• Task: Omit all pictures. Copy the rest of the material exactly.

• Supplied information:
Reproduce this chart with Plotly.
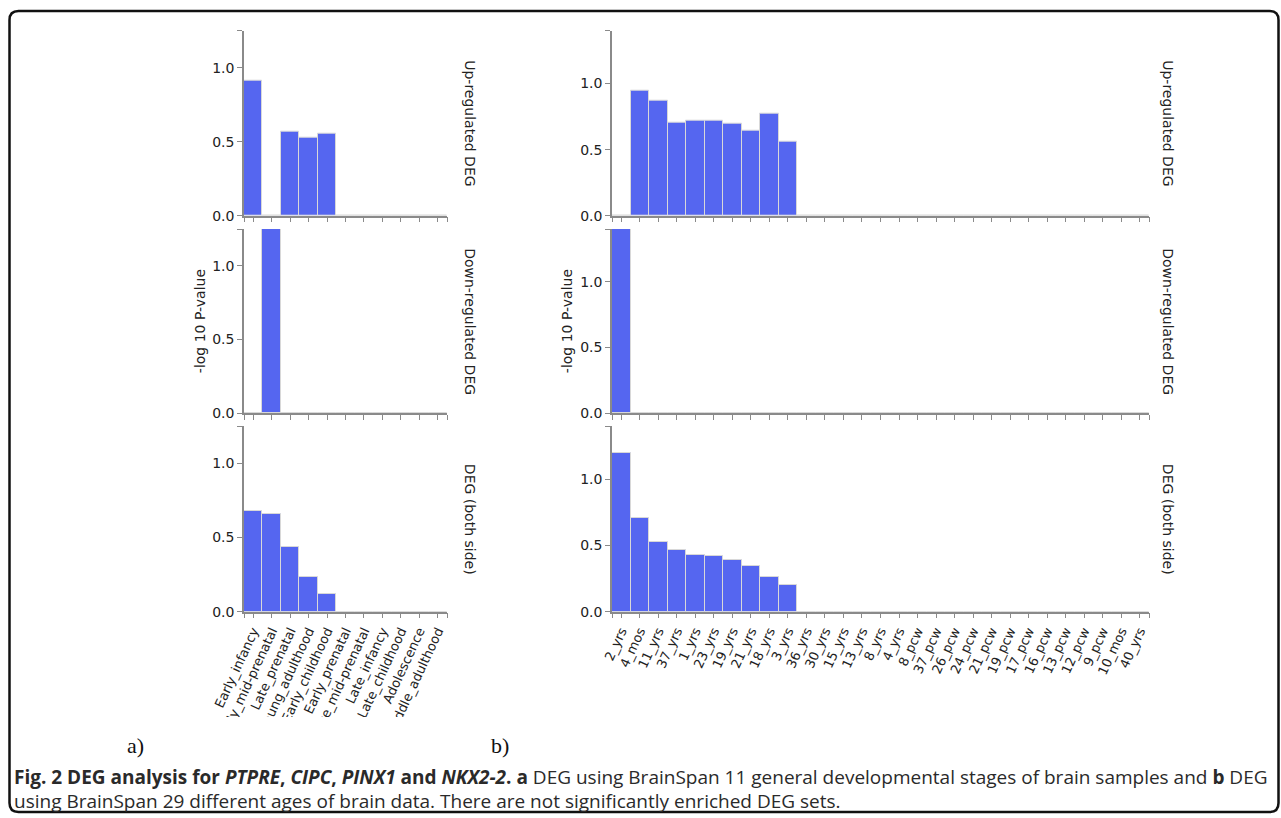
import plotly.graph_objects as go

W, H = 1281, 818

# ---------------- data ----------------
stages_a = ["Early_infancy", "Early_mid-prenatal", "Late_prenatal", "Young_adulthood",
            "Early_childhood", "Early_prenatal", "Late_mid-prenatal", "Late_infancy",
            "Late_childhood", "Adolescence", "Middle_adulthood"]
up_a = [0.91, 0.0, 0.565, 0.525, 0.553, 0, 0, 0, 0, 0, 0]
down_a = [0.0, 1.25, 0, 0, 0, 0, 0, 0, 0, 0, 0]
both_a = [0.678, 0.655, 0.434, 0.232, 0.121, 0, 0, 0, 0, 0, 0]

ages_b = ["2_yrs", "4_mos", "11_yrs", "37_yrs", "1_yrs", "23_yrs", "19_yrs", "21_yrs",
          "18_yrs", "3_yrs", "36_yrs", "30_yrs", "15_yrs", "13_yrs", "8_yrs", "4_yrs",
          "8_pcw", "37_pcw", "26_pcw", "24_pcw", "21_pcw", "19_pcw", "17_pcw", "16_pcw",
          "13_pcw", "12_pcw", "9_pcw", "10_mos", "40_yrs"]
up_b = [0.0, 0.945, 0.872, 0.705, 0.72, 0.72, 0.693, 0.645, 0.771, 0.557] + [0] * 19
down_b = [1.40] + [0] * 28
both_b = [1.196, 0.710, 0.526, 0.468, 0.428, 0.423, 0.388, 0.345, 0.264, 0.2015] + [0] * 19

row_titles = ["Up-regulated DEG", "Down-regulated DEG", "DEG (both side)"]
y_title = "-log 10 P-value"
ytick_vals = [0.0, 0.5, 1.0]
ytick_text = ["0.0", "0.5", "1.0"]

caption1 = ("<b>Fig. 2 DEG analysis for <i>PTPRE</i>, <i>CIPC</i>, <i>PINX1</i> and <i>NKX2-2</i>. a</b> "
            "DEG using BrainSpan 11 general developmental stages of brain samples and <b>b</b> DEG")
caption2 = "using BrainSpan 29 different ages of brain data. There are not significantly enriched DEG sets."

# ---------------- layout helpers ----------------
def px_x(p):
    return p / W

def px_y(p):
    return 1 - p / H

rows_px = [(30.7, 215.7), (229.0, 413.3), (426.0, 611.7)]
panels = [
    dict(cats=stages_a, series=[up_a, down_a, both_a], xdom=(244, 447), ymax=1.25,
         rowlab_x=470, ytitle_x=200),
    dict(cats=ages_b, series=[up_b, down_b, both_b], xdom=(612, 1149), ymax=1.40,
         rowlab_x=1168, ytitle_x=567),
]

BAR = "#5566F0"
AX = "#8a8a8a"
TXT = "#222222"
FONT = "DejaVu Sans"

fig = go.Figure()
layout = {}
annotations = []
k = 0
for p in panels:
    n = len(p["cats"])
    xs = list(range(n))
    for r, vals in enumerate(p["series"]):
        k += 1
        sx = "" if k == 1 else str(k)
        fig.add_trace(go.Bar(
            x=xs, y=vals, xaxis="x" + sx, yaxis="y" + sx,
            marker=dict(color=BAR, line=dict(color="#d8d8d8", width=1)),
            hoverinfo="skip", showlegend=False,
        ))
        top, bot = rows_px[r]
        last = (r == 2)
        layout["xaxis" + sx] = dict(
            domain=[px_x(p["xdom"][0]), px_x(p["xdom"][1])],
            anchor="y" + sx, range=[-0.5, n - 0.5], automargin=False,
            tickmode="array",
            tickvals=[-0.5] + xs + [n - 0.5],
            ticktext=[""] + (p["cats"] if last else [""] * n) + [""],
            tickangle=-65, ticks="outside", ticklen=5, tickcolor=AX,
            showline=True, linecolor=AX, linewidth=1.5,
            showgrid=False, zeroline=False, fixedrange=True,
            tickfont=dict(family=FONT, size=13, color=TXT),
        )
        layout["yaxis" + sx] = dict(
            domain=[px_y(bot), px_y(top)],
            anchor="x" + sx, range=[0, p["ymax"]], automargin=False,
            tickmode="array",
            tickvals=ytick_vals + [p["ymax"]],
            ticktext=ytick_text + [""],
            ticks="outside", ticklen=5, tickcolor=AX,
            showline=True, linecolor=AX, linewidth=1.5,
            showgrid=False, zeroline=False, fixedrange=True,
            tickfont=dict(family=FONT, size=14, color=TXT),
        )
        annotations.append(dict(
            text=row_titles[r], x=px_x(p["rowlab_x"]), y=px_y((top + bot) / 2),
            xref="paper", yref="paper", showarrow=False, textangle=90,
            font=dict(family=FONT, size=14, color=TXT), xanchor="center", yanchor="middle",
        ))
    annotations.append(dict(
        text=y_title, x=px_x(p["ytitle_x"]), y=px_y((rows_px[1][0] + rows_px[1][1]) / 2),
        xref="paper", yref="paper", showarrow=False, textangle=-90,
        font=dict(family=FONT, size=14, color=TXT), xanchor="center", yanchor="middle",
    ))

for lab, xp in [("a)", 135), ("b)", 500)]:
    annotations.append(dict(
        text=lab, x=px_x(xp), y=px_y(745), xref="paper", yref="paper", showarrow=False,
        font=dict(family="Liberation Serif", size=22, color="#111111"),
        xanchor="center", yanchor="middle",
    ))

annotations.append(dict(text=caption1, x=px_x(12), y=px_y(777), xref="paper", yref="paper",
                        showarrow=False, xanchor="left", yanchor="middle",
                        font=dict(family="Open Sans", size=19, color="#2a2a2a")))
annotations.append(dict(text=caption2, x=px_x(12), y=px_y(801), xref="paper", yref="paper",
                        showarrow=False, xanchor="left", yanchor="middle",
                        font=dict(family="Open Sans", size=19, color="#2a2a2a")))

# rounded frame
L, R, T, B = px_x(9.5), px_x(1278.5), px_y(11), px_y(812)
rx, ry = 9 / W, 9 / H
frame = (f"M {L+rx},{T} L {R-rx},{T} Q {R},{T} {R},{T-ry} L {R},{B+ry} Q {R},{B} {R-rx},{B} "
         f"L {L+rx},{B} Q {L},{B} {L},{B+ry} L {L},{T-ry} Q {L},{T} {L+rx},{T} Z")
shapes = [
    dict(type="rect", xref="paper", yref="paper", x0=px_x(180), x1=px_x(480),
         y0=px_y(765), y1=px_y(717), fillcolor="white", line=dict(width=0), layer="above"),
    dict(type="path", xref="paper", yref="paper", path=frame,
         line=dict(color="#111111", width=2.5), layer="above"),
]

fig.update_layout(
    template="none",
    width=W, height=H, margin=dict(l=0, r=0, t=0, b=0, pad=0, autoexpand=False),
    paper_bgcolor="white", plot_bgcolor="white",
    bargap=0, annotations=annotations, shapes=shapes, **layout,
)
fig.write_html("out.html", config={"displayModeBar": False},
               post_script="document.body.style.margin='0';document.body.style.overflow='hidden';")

• Reply to the exercise:
Reproduce this chart with Plotly.
import plotly.graph_objects as go

W, H = 1281, 818

# ---------------- data ----------------
stages_a = ["Early_infancy", "Early_mid-prenatal", "Late_prenatal", "Young_adulthood",
            "Early_childhood", "Early_prenatal", "Late_mid-prenatal", "Late_infancy",
            "Late_childhood", "Adolescence", "Middle_adulthood"]
up_a = [0.91, 0.0, 0.565, 0.525, 0.553, 0, 0, 0, 0, 0, 0]
down_a = [0.0, 1.25, 0, 0, 0, 0, 0, 0, 0, 0, 0]
both_a = [0.678, 0.655, 0.434, 0.232, 0.121, 0, 0, 0, 0, 0, 0]

ages_b = ["2_yrs", "4_mos", "11_yrs", "37_yrs", "1_yrs", "23_yrs", "19_yrs", "21_yrs",
          "18_yrs", "3_yrs", "36_yrs", "30_yrs", "15_yrs", "13_yrs", "8_yrs", "4_yrs",
          "8_pcw", "37_pcw", "26_pcw", "24_pcw", "21_pcw", "19_pcw", "17_pcw", "16_pcw",
          "13_pcw", "12_pcw", "9_pcw", "10_mos", "40_yrs"]
up_b = [0.0, 0.945, 0.872, 0.705, 0.72, 0.72, 0.693, 0.645, 0.771, 0.557] + [0] * 19
down_b = [1.40] + [0] * 28
both_b = [1.196, 0.710, 0.526, 0.468, 0.428, 0.423, 0.388, 0.345, 0.264, 0.2015] + [0] * 19

row_titles = ["Up-regulated DEG", "Down-regulated DEG", "DEG (both side)"]
y_title = "-log 10 P-value"
ytick_vals = [0.0, 0.5, 1.0]
ytick_text = ["0.0", "0.5", "1.0"]

caption1 = ("<b>Fig. 2 DEG analysis for <i>PTPRE</i>, <i>CIPC</i>, <i>PINX1</i> and <i>NKX2-2</i>. a</b> "
            "DEG using BrainSpan 11 general developmental stages of brain samples and <b>b</b> DEG")
caption2 = "using BrainSpan 29 different ages of brain data. There are not significantly enriched DEG sets."

# ---------------- layout helpers ----------------
def px_x(p):
    return p / W

def px_y(p):
    return 1 - p / H

rows_px = [(30.7, 215.7), (229.0, 413.3), (426.0, 611.7)]
panels = [
    dict(cats=stages_a, series=[up_a, down_a, both_a], xdom=(244, 447), ymax=1.25,
         rowlab_x=470, ytitle_x=200),
    dict(cats=ages_b, series=[up_b, down_b, both_b], xdom=(612, 1149), ymax=1.40,
         rowlab_x=1168, ytitle_x=567),
]

BAR = "#5566F0"
AX = "#8a8a8a"
TXT = "#222222"
FONT = "DejaVu Sans"

fig = go.Figure()
layout = {}
annotations = []
k = 0
for p in panels:
    n = len(p["cats"])
    xs = list(range(n))
    for r, vals in enumerate(p["series"]):
        k += 1
        sx = "" if k == 1 else str(k)
        fig.add_trace(go.Bar(
            x=xs, y=vals, xaxis="x" + sx, yaxis="y" + sx,
            marker=dict(color=BAR, line=dict(color="#d8d8d8", width=1)),
            hoverinfo="skip", showlegend=False,
        ))
        top, bot = rows_px[r]
        last = (r == 2)
        layout["xaxis" + sx] = dict(
            domain=[px_x(p["xdom"][0]), px_x(p["xdom"][1])],
            anchor="y" + sx, range=[-0.5, n - 0.5], automargin=False,
            tickmode="array",
            tickvals=[-0.5] + xs + [n - 0.5],
            ticktext=[""] + (p["cats"] if last else [""] * n) + [""],
            tickangle=-65, ticks="outside", ticklen=5, tickcolor=AX,
            showline=True, linecolor=AX, linewidth=1.5,
            showgrid=False, zeroline=False, fixedrange=True,
            tickfont=dict(family=FONT, size=13, color=TXT),
        )
        layout["yaxis" + sx] = dict(
            domain=[px_y(bot), px_y(top)],
            anchor="x" + sx, range=[0, p["ymax"]], automargin=False,
            tickmode="array",
            tickvals=ytick_vals + [p["ymax"]],
            ticktext=ytick_text + [""],
            ticks="outside", ticklen=5, tickcolor=AX,
            showline=True, linecolor=AX, linewidth=1.5,
            showgrid=False, zeroline=False, fixedrange=True,
            tickfont=dict(family=FONT, size=14, color=TXT),
        )
        annotations.append(dict(
            text=row_titles[r], x=px_x(p["rowlab_x"]), y=px_y((top + bot) / 2),
            xref="paper", yref="paper", showarrow=False, textangle=90,
            font=dict(family=FONT, size=14, color=TXT), xanchor="center", yanchor="middle",
        ))
    annotations.append(dict(
        text=y_title, x=px_x(p["ytitle_x"]), y=px_y((rows_px[1][0] + rows_px[1][1]) / 2),
        xref="paper", yref="paper", showarrow=False, textangle=-90,
        font=dict(family=FONT, size=14, color=TXT), xanchor="center", yanchor="middle",
    ))

for lab, xp in [("a)", 135), ("b)", 500)]:
    annotations.append(dict(
        text=lab, x=px_x(xp), y=px_y(745), xref="paper", yref="paper", showarrow=False,
        font=dict(family="Liberation Serif", size=22, color="#111111"),
        xanchor="center", yanchor="middle",
    ))

annotations.append(dict(text=caption1, x=px_x(12), y=px_y(777), xref="paper", yref="paper",
                        showarrow=False, xanchor="left", yanchor="middle",
                        font=dict(family="Open Sans", size=19, color="#2a2a2a")))
annotations.append(dict(text=caption2, x=px_x(12), y=px_y(801), xref="paper", yref="paper",
                        showarrow=False, xanchor="left", yanchor="middle",
                        font=dict(family="Open Sans", size=19, color="#2a2a2a")))

# rounded frame
L, R, T, B = px_x(9.5), px_x(1278.5), px_y(11), px_y(812)
rx, ry = 9 / W, 9 / H
frame = (f"M {L+rx},{T} L {R-rx},{T} Q {R},{T} {R},{T-ry} L {R},{B+ry} Q {R},{B} {R-rx},{B} "
         f"L {L+rx},{B} Q {L},{B} {L},{B+ry} L {L},{T-ry} Q {L},{T} {L+rx},{T} Z")
shapes = [
    dict(type="rect", xref="paper", yref="paper", x0=px_x(180), x1=px_x(480),
         y0=px_y(765), y1=px_y(717), fillcolor="white", line=dict(width=0), layer="above"),
    dict(type="path", xref="paper", yref="paper", path=frame,
         line=dict(color="#111111", width=2.5), layer="above"),
]

fig.update_layout(
    template="none",
    width=W, height=H, margin=dict(l=0, r=0, t=0, b=0, pad=0, autoexpand=False),
    paper_bgcolor="white", plot_bgcolor="white",
    bargap=0, annotations=annotations, shapes=shapes, **layout,
)
fig.write_html("out.html", config={"displayModeBar": False},
               post_script="document.body.style.margin='0';document.body.style.overflow='hidden';")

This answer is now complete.